United States District Court, D. Minnesota

November 16, 2017

TLE Marketing Corporation, Plaintiff,
v.
WBM, LLC, Defendant.

          ORDER

          JOAN N. ERICKSEN UNITED STATES DISTRICT JUDGE

         This case is before the Court on the motion of Defendant WBM, LLC (“WBM”) to transfer venue pursuant to 28 U.S.C. § 1404(a) (2012). Plaintiff TLE Marketing Corporation (“TLE Marketing”) opposes the transfer. For the reasons set forth below, the Court grants the motion to transfer venue to the United States District Court for the District of New Jersey.

         BACKGROUND

         TLE Marketing is an independent sales agency that markets and sells the products of manufacturers and importers. TLE Marketing Br. 3, ECF No. 16. WBM develops, imports, and markets “various distinctive lines and brands of products.” WBM Br. 2, ECF No. 9. In 2007, WBM and TLE Marketing signed a sales representative contract providing that TLE Marketing would sell WBM's products. Id.; TLE Marketing Br.

         3. This arrangement continued for roughly ten years. The contract most recently entered contains a forum-selection clause stipulating that

[a]ll disputes under this Agreement shall be resolved by litigation in the Courts of the State of New Jersey including the federal courts therein and the parties consent to the jurisdiction of such courts, agree to accept service of process by mail, and waive any jurisdictional or venue defenses otherwise available to it.

Decl. of Nafees Anjum Ex. A at 10, ¶ 7.3, ECF No. 10-1.

         In June of 2017, WBM terminated the contract. WBM Br. 3; TLE Marketing Br. 6; Compl. ¶ 15, ECF No. 1-1. TLE Marketing then filed a complaint in Minnesota asserting claims for breach of contract, wrongful termination in violation of Minn. Stat. § 325E.37, and failure to pay commissions in violation of Minn. Stat. § 325E.37 and § 181.145. Compl. ¶¶ 19-44. After filing an answer and counterclaim, WBM moved to transfer venue to the United States District Court for the District of New Jersey. ECF No. 7. WBM contends that the above forum-selection clause requires transfer. WBM Br. 1-2. TLE Marketing insists that the forum-selection clause is “void, as against Minnesota public policy, ” and, therefore, the Court should deny the motion to transfer. TLE Marketing Br. 1-2.

         STANDARD OF REVIEW

         28 U.S.C. § 1404(a) provides that, “[f]or the convenience of the parties and witnesses, in the interest of justice, a district court may transfer any civil action to any other district or division where it might have been brought.”[1] If, however, “the parties have agreed to a valid forum-selection clause, a district court should ordinarily transfer the case to the forum specified in that clause. Only under extraordinary circumstances unrelated to the convenience of the parties should a § 1404(a) motion be denied.” Atl. Marine Constr.
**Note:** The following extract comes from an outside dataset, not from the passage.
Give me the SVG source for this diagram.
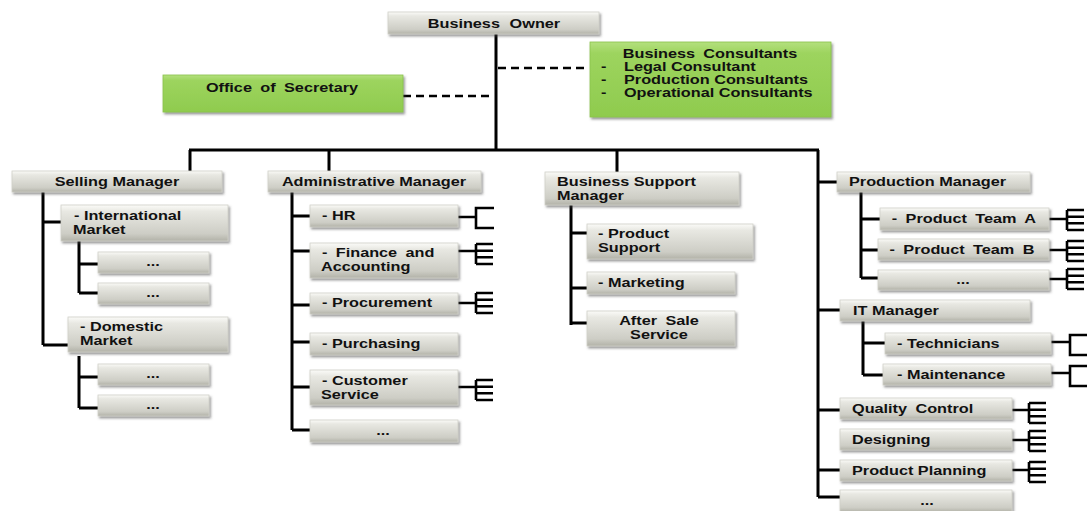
<svg xmlns="http://www.w3.org/2000/svg" xmlns:xlink="http://www.w3.org/1999/xlink" width="1087" height="511" viewBox="0 0 1087 511">
  <style>
    .box { fill: url(#grey); stroke: #d0d0c8; stroke-width: 0.8; filter: url(#shadow); }
    .green { fill: url(#lime); stroke: #8ac24c; stroke-width: 0.8; filter: url(#shadow); }
    .t { font-family: "Liberation Sans", Arial, sans-serif; font-weight: bold; font-size: 12.6px; fill: #111; transform-box: fill-box; transform: scaleX(1.29); }
    .c { text-anchor: middle; transform-origin: center; }
    .l { transform-origin: left; }
    .ln { fill: none; stroke: #000; stroke-width: 3; }
    .dash { fill: none; stroke: #000; stroke-width: 2.5; stroke-dasharray: 8 5; }
    .fork { fill: none; stroke: #000; stroke-width: 2.6; }
  </style>
  <defs>
    <linearGradient id="grey" x1="0" y1="0" x2="0" y2="1">
      <stop offset="0" stop-color="#fbfbf8"/>
      <stop offset="0.18" stop-color="#e8e8e2"/>
      <stop offset="0.8" stop-color="#cdcdc5"/>
      <stop offset="1" stop-color="#b2b2a8"/>
    </linearGradient>
    <linearGradient id="lime" x1="0" y1="0" x2="0" y2="1">
      <stop offset="0" stop-color="#b4e07e"/>
      <stop offset="0.15" stop-color="#9dd45e"/>
      <stop offset="1" stop-color="#8fcb4e"/>
    </linearGradient>
    <filter id="shadow" x="-5%" y="-20%" width="115%" height="160%">
      <feDropShadow dx="1.5" dy="2" stdDeviation="1.3" flood-color="#444" flood-opacity="0.55"/>
    </filter>
    <!-- crow's-foot fork: spine plus four prongs -->
    <path id="crow" class="fork" d="M0 0V20M0 0H17M0 6.7H17M0 13.3H17M0 20H17"/>
    <!-- open bracket: spine plus two prongs -->
    <path id="brk" class="fork" d="M18 0H0V20H18"/>
  </defs>

  <g id="connectors">
    <!-- trunk and top bus -->
    <path class="ln" d="M496 34V150M189 150H819M190 150V171M329 150V171M617 150V172M818 150V497"/>
    <path class="dash" d="M498 68H589M403 96H490"/>
    <!-- selling -->
    <path class="ln" d="M43 192V345M43 222H61M43 345H68M79 241V293M79 264H98M79 293H98M79 356V408M79 377H98M79 408H98"/>
    <!-- administrative -->
    <path class="ln" d="M292 192V430M292 216H310M292 251H310M292 305H310M292 342H310M292 387H310M292 430H310"/>
    <path class="ln" d="M458 217H476M458 251H476M458 303H476M458 387H476" style="stroke-width:2.6"/>
    <!-- business support -->
    <path class="ln" d="M571 205V325M571 233H587M571 288H587M571 323H587"/>
    <!-- production / IT / others -->
    <path class="ln" d="M818 182H837M861 192V278M861 219H880M861 250H878M861 278H878M818 310H840M863 321V375M863 343H885M863 375H883M818 410H840M818 470H840M818 497H840"/>
    <path class="ln" d="M1049 219H1067M1049 250H1067M1049 279H1067M1051 342H1070M1051 373H1070M1012 410H1029M1012 440H1029M1012 470H1029" style="stroke-width:2.6"/>
    <!-- forks -->
    <use href="#brk" x="476" y="208"/>
    <use href="#crow" x="476" y="244"/>
    <use href="#crow" x="476" y="293"/>
    <use href="#crow" x="476" y="380"/>
    <use href="#crow" x="1067" y="210"/>
    <use href="#crow" x="1067" y="241"/>
    <use href="#crow" x="1067" y="269"/>
    <use href="#brk" x="1070" y="335"/>
    <use href="#brk" x="1070" y="366"/>
    <use href="#crow" x="1029" y="403"/>
    <use href="#crow" x="1029" y="431"/>
    <use href="#crow" x="1029" y="462"/>
  </g>

  <g id="owner"><rect class="box" x="388" y="12" width="211" height="22"/><text class="t c" x="494" y="28" style="word-spacing:4px">Business Owner</text></g>
  <g id="consultants"><rect class="green" x="590" y="42" width="241" height="75"/>
    <text class="t c" x="710" y="58" style="word-spacing:3px">Business Consultants</text>
    <text class="t l" x="601" y="71">-</text><text class="t l" x="624" y="71">Legal Consultant</text>
    <text class="t l" x="601" y="84">-</text><text class="t l" x="624" y="84">Production Consultants</text>
    <text class="t l" x="601" y="97">-</text><text class="t l" x="624" y="97">Operational Consultants</text>
  </g>
  <g id="secretary"><rect class="green" x="163" y="75" width="240" height="37"/><text class="t c" x="282" y="92" style="word-spacing:3px">Office of Secretary</text></g>

  <!-- selling branch -->
  <g id="selling-manager"><rect class="box" x="12" y="171" width="210" height="21"/><text class="t c" x="117" y="186">Selling Manager</text></g>
  <g id="international"><rect class="box" x="61" y="205" width="167" height="36"/><text class="t l" x="74" y="220">- International</text><text class="t l" x="73" y="234">Market</text></g>
  <g id="intl-1"><rect class="box" x="98" y="252" width="111" height="21"/><text class="t c" x="153" y="266">...</text></g>
  <g id="intl-2"><rect class="box" x="98" y="283" width="111" height="21"/><text class="t c" x="153" y="297">...</text></g>
  <g id="domestic"><rect class="box" x="68" y="317" width="160" height="35"/><text class="t l" x="80" y="331">- Domestic</text><text class="t l" x="80" y="345">Market</text></g>
  <g id="dom-1"><rect class="box" x="98" y="364" width="111" height="21"/><text class="t c" x="153" y="378">...</text></g>
  <g id="dom-2"><rect class="box" x="98" y="395" width="111" height="21"/><text class="t c" x="153" y="409">...</text></g>

  <!-- administrative branch -->
  <g id="admin-manager"><rect class="box" x="268" y="171" width="213" height="21"/><text class="t c" x="374" y="186">Administrative Manager</text></g>
  <g id="hr"><rect class="box" x="310" y="205" width="148" height="22"/><text class="t l" x="322" y="220">- HR</text></g>
  <g id="finance"><rect class="box" x="310" y="243" width="148" height="35"/><text class="t l" x="322" y="257" style="word-spacing:3px">- Finance and</text><text class="t l" x="321" y="271">Accounting</text></g>
  <g id="procurement"><rect class="box" x="310" y="293" width="148" height="21"/><text class="t l" x="322" y="307">- Procurement</text></g>
  <g id="purchasing"><rect class="box" x="310" y="333" width="148" height="22"/><text class="t l" x="322" y="348">- Purchasing</text></g>
  <g id="customer"><rect class="box" x="310" y="370" width="148" height="35"/><text class="t l" x="322" y="385">- Customer</text><text class="t l" x="321" y="399">Service</text></g>
  <g id="admin-more"><rect class="box" x="310" y="420" width="148" height="22"/><text class="t c" x="383" y="435">...</text></g>

  <!-- business support branch -->
  <g id="support-manager"><rect class="box" x="545" y="172" width="194" height="33"/><text class="t l" x="557" y="186">Business Support</text><text class="t l" x="557" y="200">Manager</text></g>
  <g id="product-support"><rect class="box" x="587" y="224" width="166" height="35"/><text class="t l" x="598" y="238">- Product</text><text class="t l" x="598" y="252">Support</text></g>
  <g id="marketing"><rect class="box" x="587" y="272" width="148" height="22"/><text class="t l" x="598" y="287">- Marketing</text></g>
  <g id="after-sale"><rect class="box" x="587" y="311" width="148" height="35"/><text class="t c" x="659" y="325" style="word-spacing:3px">After Sale</text><text class="t c" x="659" y="339">Service</text></g>

  <!-- production / IT branch -->
  <g id="production-manager"><rect class="box" x="837" y="172" width="193" height="20"/><text class="t l" x="849" y="186">Production Manager</text></g>
  <g id="team-a"><rect class="box" x="880" y="208" width="169" height="22"/><text class="t c" x="964" y="223" style="word-spacing:3px">- Product Team A</text></g>
  <g id="team-b"><rect class="box" x="878" y="239" width="171" height="21"/><text class="t c" x="962" y="254" style="word-spacing:3px">- Product Team B</text></g>
  <g id="team-more"><rect class="box" x="878" y="270" width="171" height="20"/><text class="t c" x="963" y="284">...</text></g>
  <g id="it-manager"><rect class="box" x="840" y="300" width="190" height="21"/><text class="t l" x="853" y="315">IT Manager</text></g>
  <g id="technicians"><rect class="box" x="885" y="333" width="166" height="21"/><text class="t l" x="897" y="348">- Technicians</text></g>
  <g id="maintenance"><rect class="box" x="883" y="364" width="168" height="21"/><text class="t l" x="897" y="379">- Maintenance</text></g>
  <g id="quality"><rect class="box" x="840" y="398" width="172" height="21"/><text class="t l" x="852" y="413" style="word-spacing:3px">Quality Control</text></g>
  <g id="designing"><rect class="box" x="840" y="429" width="172" height="21"/><text class="t l" x="852" y="444">Designing</text></g>
  <g id="planning"><rect class="box" x="840" y="460" width="172" height="21"/><text class="t l" x="852" y="475">Product Planning</text></g>
  <g id="other-more"><rect class="box" x="840" y="490" width="172" height="22"/><text class="t c" x="927" y="505">...</text></g>
</svg>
Co., Inc. v. United States District Court for the Western District of Texas, 134 S.Ct. 568, 581 (2013).

         In deciding whether to transfer to the preselected forum, “the plaintiff's choice of forum merits no weight” and the Court may not “consider arguments about the parties' private interests.” Id. at 581-82. Rather, the Court “may consider arguments about public-interest factors only.” Id. at 582. Those factors include “the administrative difficulties flowing from court congestion; the local interest in having localized controversies decided at home; [and] the interest in having the trial of a diversity case in a forum that is at home with the law.” Id. at 582 n.6 (citation omitted). But “[b]ecause those [public-interest] factors will rarely defeat a transfer motion, the practical result is that forum-selection clauses should control except in unusual cases.” Id. at 582. Although such cases are “conceivable, ” they “will not be common.” Id.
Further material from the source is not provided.